Exercise objective
Gather all lines with the word "matplotlib" in them.

Given material
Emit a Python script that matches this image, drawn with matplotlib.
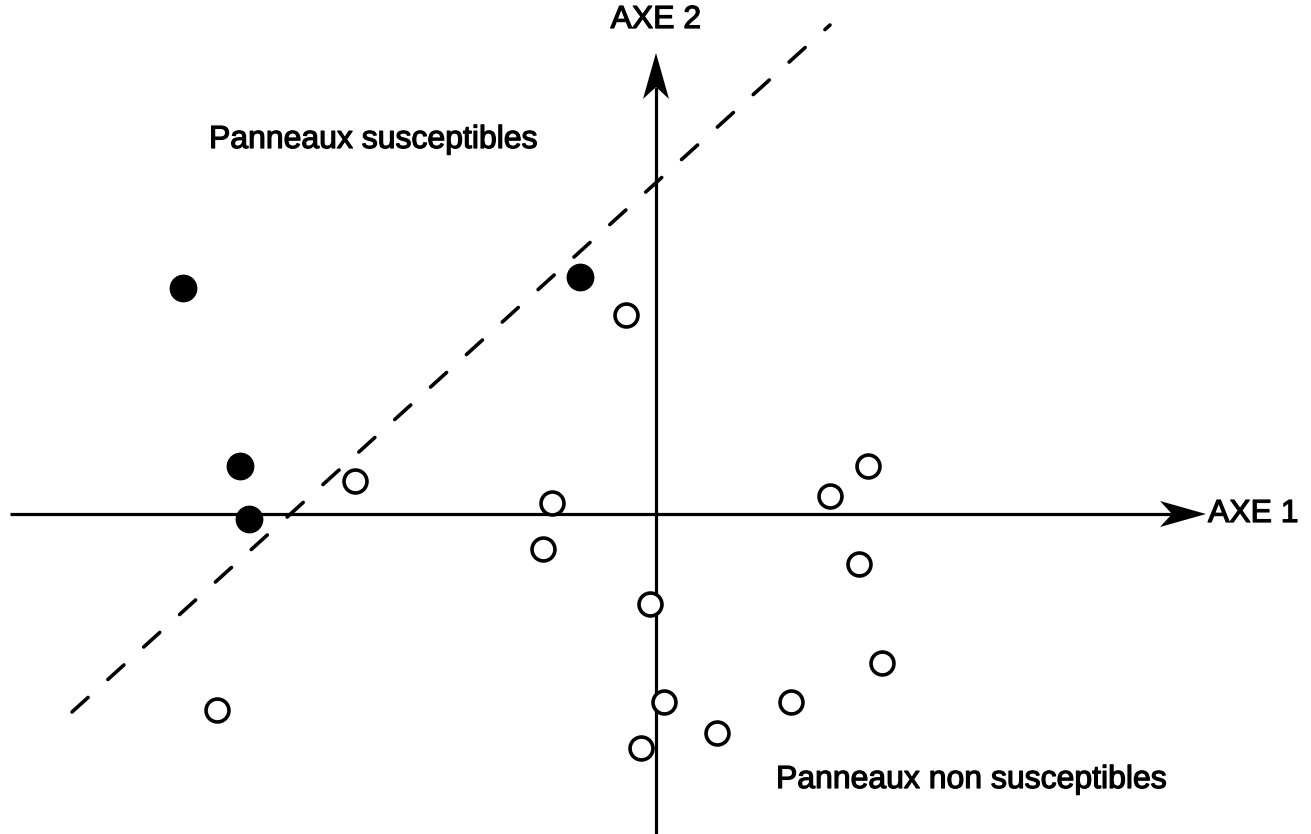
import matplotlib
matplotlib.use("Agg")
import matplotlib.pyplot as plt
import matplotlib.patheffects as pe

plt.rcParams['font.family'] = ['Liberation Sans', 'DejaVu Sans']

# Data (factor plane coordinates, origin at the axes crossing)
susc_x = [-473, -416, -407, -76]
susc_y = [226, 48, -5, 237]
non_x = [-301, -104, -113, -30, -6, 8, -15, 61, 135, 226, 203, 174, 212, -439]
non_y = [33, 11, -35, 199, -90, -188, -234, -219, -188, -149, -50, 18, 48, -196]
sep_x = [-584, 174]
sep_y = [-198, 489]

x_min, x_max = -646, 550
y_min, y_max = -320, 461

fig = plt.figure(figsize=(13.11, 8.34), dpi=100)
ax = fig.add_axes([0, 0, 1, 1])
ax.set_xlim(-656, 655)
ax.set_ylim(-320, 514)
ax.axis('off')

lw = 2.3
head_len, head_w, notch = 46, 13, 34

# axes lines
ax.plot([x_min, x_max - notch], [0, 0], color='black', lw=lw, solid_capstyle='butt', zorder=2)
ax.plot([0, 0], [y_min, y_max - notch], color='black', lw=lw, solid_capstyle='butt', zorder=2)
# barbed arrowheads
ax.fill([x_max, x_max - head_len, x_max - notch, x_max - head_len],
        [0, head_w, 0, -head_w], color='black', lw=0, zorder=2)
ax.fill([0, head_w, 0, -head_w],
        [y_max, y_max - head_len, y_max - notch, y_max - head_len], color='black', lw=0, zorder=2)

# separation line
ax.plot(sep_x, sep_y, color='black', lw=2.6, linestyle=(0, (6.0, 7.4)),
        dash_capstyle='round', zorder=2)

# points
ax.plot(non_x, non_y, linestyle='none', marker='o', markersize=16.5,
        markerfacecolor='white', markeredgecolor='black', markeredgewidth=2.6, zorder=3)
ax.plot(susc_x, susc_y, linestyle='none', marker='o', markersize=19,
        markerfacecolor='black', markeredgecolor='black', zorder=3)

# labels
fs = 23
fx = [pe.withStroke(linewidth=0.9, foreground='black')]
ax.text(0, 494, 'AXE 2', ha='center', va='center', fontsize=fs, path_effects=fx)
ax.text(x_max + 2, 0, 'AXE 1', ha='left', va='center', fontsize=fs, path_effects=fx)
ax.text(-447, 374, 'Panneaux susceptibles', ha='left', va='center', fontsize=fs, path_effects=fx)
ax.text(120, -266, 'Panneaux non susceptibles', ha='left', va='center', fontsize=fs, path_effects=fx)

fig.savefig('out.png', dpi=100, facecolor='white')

Correct answer
Emit a Python script that matches this image, drawn with matplotlib.
import matplotlib
matplotlib.use("Agg")
import matplotlib.pyplot as plt
import matplotlib.patheffects as pe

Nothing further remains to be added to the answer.